Two octuplets go home from hospital
Two of the world’s longest-surviving octuplets have gone home from hospital, greeted by a crush of photographers, neighbours and curious onlookers gathered in a cul-de-sac where the mother will raise her 14 children.
Nadya Suleman was sitting with her babies in the back seat of a car which waded through the crowd and went straight into the garage of her new four-bedroom, three-bath home in La Habra, about 25 miles southeast of Los Angeles.
Many photographers shoved and pushed as their cameras flashed, clinging to the vehicle until the garage door closed. The door appeared to have been damaged, with dents visible on the outside.
Suleman, an unemployed divorced mother, gave birth to the octuplets nine weeks prematurely on January 26 in Bellflower.
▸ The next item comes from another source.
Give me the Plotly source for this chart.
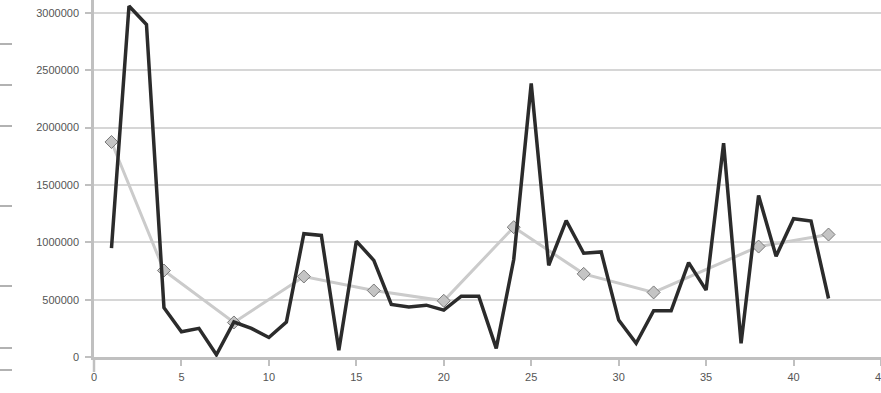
import plotly.graph_objects as go

# Data
x_main = list(range(1, 43))
y_main = [950000, 3060000, 2900000, 430000, 220000, 250000, 20000, 305000, 250000, 170000,
          305000, 1075000, 1060000, 60000, 1010000, 843000, 458000, 437000, 452000, 409000,
          530000, 530000, 75000, 850000, 2385000, 800000, 1190000, 905000, 916000, 322000,
          119000, 403000, 403000, 823000, 583000, 1864000, 119000, 1409000, 878000, 1206000,
          1185000, 510000]

x_avg = [1, 4, 8, 12, 16, 20, 24, 28, 32, 38, 42]
y_avg = [1875000, 754000, 301000, 702000, 580000, 490000, 1132000, 725000, 563000, 963000, 1068000]

y_ticks = [0, 500000, 1000000, 1500000, 2000000, 2500000, 3000000]
y_tick_labels = ["0", "500000", "1000000", "1500000", "2000000", "2500000", "3000000"]
x_ticks = [0, 5, 10, 15, 20, 25, 30, 35, 40, 45]

fig = go.Figure()
fig.add_trace(go.Scatter(
    x=x_avg, y=y_avg, mode="lines+markers",
    line=dict(color="#cbcbcb", width=3),
    marker=dict(symbol="diamond", size=10, color="#c4c4c4",
                line=dict(color="#7a7a7a", width=1)),
    showlegend=False, hoverinfo="skip"))
fig.add_trace(go.Scatter(
    x=x_main, y=y_main, mode="lines",
    line=dict(color="#2b2b2b", width=3.5),
    showlegend=False, hoverinfo="skip"))

axis_col = "#c0c0c0"
tick_font = dict(family="Liberation Sans", size=11, color="#555555")
fig.update_layout(
    width=881, height=393,
    margin=dict(l=94, r=0, t=0, b=36),
    paper_bgcolor="white", plot_bgcolor="white",
    font=dict(family="Liberation Sans", size=11, color="#555555"),
    xaxis=dict(range=[0, 45], tickvals=x_ticks, ticks="outside", ticklen=6,
               tickcolor=axis_col, tickwidth=1.5, showgrid=False, zeroline=False,
               showline=True, linecolor=axis_col, linewidth=2.5, tickfont=tick_font,
               ticklabeloverflow="allow", ticklabelstandoff=2, automargin=False),
    yaxis=dict(range=[0, 3113000], tickvals=y_ticks, ticktext=y_tick_labels,
               ticks="outside", ticklen=6, tickcolor=axis_col, tickwidth=1.5,
               showgrid=True, gridcolor="#d6d6d6", gridwidth=2, zeroline=False,
               showline=True, linecolor=axis_col, linewidth=2.5, tickfont=tick_font,
               ticklabelstandoff=4, ticklabeloverflow="allow", automargin=False),
)

# axis extension below the origin and scan-edge dashes at the far left
fig.add_shape(type="line", xref="paper", yref="paper", x0=0, x1=0, y0=0, y1=-0.042,
              line=dict(color=axis_col, width=2.5))
for yp in [44, 85, 126, 206, 286, 348, 370]:
    fig.add_shape(type="line", xref="paper", yref="paper",
                  x0=-94 / 787, x1=-82 / 787,
                  y0=(357 - yp) / 357, y1=(357 - yp) / 357,
                  line=dict(color="#999", width=1.5))

fig.write_html("out.html", config={"displayModeBar": False},
               post_script="document.body.style.margin='0px';document.body.style.overflow='hidden';")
She already had six children, aged two to seven.
The octuplets, who at birth weighed from 1lb 8oz to 3lbs 4oz, spent their first seven weeks in the neonatal intensive care unit at Kaiser Permanente Bellflower Medical Center. The first two babies to be discharged, Noah and Isaiah, are each about 5lbs and are able to bottle feed, the hospital said.
The other two girls and four boys continue gaining weight and will be released another day, the hospital said.
“This is a happy moment for everyone – the family, physicians, nurses and entire NICU staff,” said Dr Mandhir Gupta, a neonatologist at the medical centre. “It is always rewarding whenever a premature infant goes home as a healthy baby.”
Dozens of media and others waited for hours outside the home for Suleman and the babies to arrive. Various vehicles trickled in early in the evening, some of them carrying the octuplets’ older siblings, Suleman’s mother and carers.
The octuplets will require around-the-clock care from at least two carers. Angels in Waiting, a non-profit group of nurses which specialises in caring for fragile infants and children, estimates the babies will need a combined 64 feedings a day.
The babies’ historic births were initially met with curiosity and celebration, but a backlash against Suleman grew as the public learned that the 33-year-old mother had few means to support her brood.
All 14 of her children were conceived through in vitro fertilisation at the West Coast IVF Clinic run by Dr Michael Kamrava, with sperm from an unidentified friend, Suleman has said.